• **What you have to do**: Exactly the lines from the one containing "Clone this chart in seaborn and matplotlib." through the one containing "from matplotlib.lines import Line2D" must be returned; include both ends and nothing else.

• **Rows**:
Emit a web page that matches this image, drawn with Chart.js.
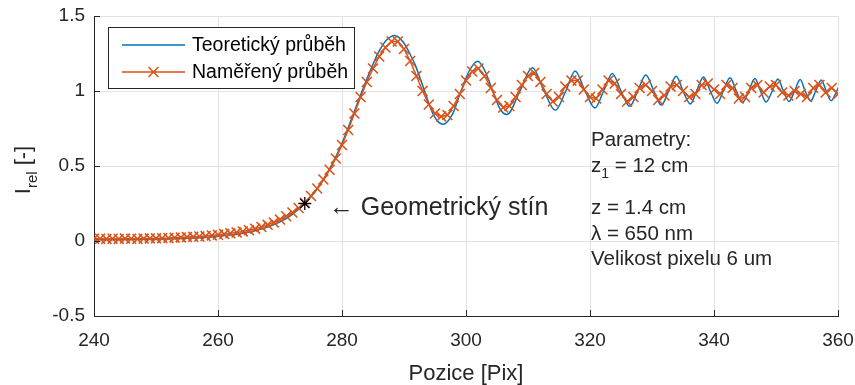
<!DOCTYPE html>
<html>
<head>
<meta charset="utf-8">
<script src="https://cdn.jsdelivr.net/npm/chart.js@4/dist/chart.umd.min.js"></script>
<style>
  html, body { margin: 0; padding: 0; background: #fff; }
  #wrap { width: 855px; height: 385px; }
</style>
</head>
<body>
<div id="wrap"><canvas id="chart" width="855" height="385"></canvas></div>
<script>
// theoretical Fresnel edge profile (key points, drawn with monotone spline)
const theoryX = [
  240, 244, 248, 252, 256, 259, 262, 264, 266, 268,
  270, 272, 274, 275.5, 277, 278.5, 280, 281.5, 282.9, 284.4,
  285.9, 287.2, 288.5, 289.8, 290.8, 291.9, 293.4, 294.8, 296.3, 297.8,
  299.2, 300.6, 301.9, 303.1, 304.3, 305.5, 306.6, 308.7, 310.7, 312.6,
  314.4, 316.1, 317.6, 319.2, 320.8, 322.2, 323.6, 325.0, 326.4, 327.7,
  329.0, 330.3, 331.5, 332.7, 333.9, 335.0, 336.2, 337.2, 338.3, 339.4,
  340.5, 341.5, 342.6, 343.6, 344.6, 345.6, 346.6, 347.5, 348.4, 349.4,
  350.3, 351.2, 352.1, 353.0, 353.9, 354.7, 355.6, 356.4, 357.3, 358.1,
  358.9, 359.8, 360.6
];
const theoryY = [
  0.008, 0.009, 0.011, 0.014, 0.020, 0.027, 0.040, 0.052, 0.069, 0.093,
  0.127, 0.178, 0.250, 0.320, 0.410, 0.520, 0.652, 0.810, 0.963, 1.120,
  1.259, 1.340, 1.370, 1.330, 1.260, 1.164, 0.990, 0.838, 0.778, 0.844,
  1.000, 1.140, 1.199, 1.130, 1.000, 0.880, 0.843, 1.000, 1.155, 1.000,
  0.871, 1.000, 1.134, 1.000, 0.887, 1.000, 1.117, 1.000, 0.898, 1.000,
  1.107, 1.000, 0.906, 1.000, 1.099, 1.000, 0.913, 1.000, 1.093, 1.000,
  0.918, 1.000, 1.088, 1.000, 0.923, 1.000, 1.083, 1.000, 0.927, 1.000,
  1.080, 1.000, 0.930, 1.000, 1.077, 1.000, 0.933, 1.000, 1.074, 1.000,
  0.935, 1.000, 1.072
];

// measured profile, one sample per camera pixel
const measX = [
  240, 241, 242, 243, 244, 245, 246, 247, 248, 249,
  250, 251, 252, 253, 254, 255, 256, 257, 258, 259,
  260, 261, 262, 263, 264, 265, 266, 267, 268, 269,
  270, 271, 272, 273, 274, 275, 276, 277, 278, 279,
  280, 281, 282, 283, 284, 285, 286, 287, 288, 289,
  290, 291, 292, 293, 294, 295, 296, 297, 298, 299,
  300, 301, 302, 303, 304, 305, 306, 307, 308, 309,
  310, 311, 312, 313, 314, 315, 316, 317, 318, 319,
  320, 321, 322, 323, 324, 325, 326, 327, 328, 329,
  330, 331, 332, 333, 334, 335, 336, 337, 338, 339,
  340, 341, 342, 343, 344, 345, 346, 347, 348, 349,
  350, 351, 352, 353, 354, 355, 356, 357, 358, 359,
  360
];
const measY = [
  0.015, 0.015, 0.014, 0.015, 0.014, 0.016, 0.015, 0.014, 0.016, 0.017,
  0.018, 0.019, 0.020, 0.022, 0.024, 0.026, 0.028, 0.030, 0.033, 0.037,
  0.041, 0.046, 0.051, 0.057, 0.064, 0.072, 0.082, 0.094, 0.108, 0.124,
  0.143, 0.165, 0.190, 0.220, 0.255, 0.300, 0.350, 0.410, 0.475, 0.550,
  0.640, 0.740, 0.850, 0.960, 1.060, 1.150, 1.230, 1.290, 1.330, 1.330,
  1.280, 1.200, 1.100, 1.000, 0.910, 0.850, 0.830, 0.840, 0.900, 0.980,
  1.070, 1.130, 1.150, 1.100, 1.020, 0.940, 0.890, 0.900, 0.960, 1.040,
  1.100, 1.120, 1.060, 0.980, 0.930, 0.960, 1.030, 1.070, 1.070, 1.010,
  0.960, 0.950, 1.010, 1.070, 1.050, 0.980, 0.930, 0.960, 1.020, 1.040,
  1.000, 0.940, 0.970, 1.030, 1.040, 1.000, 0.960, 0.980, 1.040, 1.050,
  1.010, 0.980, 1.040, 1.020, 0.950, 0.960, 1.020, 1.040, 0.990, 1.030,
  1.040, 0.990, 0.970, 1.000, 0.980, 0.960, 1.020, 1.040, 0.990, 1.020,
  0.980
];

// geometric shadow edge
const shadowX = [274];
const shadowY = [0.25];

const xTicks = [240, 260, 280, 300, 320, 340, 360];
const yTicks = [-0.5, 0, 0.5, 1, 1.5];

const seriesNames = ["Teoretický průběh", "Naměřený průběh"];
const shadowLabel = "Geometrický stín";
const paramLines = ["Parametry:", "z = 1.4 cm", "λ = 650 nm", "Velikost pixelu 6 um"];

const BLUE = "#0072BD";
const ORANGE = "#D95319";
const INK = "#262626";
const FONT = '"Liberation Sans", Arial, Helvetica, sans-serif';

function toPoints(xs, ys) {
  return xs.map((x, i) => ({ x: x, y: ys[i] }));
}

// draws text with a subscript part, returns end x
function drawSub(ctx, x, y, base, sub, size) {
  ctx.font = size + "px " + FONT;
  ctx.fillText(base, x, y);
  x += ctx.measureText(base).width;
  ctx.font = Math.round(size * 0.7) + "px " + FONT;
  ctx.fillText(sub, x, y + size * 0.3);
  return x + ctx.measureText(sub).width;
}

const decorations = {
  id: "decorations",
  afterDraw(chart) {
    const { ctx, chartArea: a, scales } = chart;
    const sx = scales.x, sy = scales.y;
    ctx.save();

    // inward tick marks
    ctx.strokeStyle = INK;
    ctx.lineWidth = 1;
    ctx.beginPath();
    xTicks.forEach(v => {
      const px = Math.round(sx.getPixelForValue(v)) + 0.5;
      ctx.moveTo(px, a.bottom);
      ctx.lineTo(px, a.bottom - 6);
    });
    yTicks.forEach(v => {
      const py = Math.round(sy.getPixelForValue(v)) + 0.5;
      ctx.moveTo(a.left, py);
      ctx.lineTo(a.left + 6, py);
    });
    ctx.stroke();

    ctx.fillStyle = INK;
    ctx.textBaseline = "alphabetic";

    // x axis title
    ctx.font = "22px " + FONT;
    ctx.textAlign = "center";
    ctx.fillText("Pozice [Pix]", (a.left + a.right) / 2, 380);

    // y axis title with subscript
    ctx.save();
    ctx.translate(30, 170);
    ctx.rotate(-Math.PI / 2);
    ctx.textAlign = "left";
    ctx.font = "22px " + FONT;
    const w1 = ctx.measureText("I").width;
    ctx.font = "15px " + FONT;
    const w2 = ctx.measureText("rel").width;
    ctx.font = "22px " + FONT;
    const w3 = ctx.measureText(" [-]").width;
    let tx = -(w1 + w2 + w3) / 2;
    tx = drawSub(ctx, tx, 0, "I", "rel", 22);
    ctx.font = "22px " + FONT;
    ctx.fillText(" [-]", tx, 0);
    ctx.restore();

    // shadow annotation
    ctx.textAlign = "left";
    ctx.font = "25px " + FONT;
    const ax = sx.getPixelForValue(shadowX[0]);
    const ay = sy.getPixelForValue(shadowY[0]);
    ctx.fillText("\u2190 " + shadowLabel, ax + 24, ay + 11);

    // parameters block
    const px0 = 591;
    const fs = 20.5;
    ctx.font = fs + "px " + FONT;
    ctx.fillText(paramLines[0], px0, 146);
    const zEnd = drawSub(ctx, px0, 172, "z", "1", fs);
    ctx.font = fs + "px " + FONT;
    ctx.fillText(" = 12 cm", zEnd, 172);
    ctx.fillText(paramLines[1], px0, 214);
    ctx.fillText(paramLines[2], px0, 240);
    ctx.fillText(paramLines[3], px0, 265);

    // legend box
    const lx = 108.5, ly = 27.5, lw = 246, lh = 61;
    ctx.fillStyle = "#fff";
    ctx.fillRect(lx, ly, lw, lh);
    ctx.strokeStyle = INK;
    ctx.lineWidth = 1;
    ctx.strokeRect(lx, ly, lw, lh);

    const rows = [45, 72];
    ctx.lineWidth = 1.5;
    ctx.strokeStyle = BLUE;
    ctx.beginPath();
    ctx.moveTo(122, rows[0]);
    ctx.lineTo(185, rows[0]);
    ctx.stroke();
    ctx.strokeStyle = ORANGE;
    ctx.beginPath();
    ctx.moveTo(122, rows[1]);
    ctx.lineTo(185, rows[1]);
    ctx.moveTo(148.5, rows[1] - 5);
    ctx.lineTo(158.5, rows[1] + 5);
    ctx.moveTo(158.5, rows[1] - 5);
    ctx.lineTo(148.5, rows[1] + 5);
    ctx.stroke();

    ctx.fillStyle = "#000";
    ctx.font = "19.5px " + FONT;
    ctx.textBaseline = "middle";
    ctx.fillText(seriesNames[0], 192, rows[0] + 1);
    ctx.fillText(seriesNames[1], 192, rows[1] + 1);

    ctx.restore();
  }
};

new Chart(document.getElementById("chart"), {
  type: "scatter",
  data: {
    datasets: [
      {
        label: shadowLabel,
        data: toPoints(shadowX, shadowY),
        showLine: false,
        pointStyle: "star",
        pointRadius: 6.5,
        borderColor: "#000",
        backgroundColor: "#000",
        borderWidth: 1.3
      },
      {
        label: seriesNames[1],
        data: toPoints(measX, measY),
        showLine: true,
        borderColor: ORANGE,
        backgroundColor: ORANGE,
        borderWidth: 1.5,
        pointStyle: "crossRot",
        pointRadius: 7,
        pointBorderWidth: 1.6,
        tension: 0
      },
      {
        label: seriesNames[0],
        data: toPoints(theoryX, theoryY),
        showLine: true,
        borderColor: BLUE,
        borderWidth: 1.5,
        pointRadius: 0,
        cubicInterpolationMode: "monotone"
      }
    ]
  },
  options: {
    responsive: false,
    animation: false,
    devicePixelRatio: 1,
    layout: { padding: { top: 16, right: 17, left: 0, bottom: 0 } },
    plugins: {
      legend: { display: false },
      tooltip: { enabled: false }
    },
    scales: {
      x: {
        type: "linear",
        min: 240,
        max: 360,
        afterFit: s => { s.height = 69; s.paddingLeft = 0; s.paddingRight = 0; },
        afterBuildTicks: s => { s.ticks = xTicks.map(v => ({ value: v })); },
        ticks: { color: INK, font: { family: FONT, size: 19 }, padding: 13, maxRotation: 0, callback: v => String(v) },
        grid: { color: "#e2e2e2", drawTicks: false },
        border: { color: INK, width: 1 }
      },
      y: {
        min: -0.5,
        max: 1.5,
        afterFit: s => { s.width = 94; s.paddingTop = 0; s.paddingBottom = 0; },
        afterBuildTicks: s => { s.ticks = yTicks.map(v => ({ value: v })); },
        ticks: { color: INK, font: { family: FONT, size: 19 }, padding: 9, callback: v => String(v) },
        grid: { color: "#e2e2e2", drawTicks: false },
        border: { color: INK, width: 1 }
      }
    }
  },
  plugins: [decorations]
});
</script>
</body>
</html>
...
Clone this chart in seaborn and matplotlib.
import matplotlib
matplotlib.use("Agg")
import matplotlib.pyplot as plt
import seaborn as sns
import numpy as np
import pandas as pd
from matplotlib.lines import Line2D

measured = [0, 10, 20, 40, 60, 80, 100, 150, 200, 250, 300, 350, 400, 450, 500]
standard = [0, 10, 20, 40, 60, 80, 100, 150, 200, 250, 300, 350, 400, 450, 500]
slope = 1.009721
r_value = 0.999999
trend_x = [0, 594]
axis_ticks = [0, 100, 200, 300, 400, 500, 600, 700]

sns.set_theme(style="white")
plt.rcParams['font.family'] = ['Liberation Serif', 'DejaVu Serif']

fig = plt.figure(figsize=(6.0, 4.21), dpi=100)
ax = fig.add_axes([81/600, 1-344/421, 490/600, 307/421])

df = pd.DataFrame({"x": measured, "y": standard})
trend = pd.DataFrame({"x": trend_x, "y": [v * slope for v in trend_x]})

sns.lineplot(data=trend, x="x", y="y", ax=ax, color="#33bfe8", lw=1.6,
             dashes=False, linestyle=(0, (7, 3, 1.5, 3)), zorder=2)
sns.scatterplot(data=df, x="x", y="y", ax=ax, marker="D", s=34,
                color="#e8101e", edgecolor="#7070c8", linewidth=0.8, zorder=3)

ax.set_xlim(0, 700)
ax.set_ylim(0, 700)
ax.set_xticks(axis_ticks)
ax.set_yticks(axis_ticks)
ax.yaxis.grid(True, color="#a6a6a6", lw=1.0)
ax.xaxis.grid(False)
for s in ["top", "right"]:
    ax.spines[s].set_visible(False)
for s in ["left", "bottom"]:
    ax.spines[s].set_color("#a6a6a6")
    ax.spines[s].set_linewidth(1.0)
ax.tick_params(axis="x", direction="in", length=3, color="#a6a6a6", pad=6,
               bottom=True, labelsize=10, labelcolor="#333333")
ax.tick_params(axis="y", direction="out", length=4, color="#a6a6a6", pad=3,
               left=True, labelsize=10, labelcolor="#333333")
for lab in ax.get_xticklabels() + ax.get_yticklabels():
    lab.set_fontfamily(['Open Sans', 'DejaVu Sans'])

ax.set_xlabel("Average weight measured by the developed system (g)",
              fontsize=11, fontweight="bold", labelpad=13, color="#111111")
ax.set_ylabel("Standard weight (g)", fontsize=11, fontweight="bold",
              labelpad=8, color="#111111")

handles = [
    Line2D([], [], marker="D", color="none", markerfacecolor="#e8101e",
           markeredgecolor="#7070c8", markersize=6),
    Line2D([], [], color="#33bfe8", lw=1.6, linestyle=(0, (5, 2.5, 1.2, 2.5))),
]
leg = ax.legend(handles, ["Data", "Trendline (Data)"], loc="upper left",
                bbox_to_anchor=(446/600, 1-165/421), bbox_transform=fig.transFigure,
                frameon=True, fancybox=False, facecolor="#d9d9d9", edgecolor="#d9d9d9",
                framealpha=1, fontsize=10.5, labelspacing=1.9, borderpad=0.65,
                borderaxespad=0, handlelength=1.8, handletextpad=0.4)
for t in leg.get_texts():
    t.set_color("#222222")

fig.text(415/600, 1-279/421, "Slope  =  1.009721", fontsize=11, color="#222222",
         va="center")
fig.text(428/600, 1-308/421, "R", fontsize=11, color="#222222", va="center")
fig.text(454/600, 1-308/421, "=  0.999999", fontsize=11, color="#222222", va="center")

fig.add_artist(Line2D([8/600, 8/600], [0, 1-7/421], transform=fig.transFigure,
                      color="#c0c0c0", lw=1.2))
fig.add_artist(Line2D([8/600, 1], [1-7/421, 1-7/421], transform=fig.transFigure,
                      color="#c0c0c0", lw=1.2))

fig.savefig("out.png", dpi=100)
* * *
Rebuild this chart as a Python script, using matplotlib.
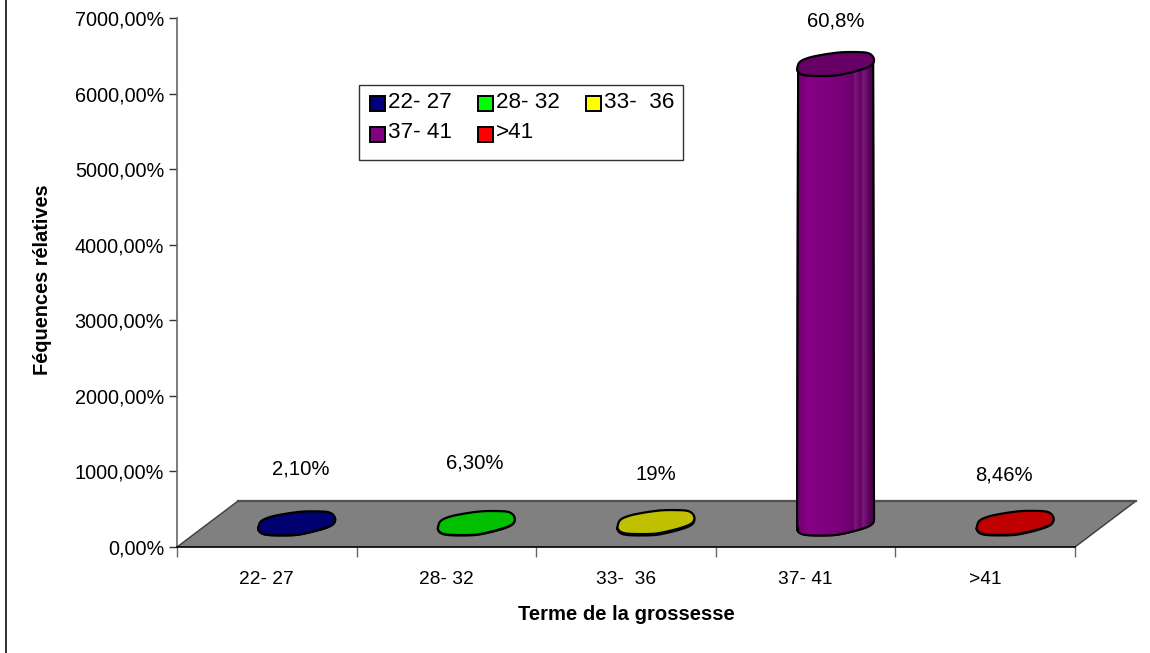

• **Answer to the task**:
Clone this chart in seaborn and matplotlib.
import matplotlib
matplotlib.use("Agg")
import matplotlib.pyplot as plt
import seaborn as sns
import numpy as np
import pandas as pd
from matplotlib.lines import Line2D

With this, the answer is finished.